-------- DATASET CONTENT --------

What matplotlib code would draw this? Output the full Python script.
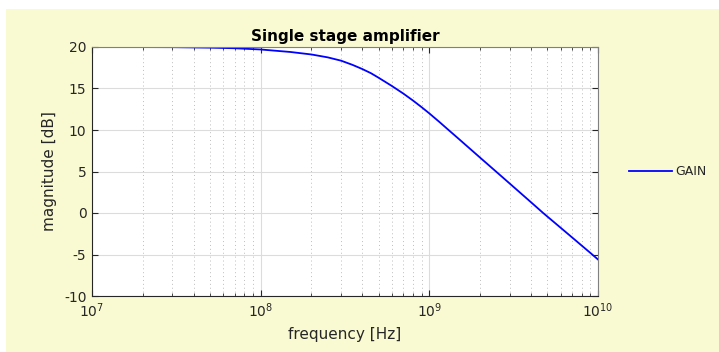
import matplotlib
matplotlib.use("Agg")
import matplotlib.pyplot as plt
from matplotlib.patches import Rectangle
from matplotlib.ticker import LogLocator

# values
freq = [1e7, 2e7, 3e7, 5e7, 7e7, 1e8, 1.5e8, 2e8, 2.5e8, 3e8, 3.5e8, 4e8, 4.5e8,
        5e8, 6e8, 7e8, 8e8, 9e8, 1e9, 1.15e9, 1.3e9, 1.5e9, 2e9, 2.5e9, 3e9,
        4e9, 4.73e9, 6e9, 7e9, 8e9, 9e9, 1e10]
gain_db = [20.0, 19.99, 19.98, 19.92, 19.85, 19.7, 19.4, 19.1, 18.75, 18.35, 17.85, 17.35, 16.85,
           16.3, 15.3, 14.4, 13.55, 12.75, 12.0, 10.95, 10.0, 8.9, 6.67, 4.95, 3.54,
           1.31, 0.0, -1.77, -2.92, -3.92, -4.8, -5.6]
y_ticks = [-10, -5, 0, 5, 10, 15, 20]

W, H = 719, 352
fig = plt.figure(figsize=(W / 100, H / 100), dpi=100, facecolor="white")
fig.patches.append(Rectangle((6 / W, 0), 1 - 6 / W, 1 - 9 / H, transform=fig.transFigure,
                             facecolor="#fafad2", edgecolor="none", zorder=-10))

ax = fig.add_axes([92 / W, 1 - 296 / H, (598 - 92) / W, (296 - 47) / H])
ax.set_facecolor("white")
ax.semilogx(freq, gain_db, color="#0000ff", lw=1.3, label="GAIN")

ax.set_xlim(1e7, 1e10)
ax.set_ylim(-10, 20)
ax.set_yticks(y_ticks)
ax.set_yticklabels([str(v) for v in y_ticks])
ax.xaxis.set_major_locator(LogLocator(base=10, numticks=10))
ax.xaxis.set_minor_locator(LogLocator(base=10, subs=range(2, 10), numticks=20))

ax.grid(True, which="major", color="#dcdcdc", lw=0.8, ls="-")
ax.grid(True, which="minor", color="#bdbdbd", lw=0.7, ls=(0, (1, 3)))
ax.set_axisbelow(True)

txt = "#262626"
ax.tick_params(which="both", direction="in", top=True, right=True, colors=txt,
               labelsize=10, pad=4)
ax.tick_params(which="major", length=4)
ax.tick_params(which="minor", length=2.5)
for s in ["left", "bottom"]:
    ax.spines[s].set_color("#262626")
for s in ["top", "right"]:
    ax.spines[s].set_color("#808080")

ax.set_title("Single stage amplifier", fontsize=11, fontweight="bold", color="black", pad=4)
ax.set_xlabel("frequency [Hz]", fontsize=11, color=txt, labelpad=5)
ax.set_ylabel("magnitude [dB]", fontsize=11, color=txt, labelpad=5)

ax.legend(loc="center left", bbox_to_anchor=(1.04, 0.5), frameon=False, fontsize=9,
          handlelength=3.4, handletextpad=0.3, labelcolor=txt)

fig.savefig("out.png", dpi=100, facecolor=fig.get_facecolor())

--------

WHAT THE TASK ASKS:
Only lines with "matplotlib" are wanted here; list each of them.

TASK OUTPUT:
What matplotlib code would draw this? Output the full Python script.
import matplotlib
matplotlib.use("Agg")
import matplotlib.pyplot as plt
from matplotlib.patches import Rectangle
from matplotlib.ticker import LogLocator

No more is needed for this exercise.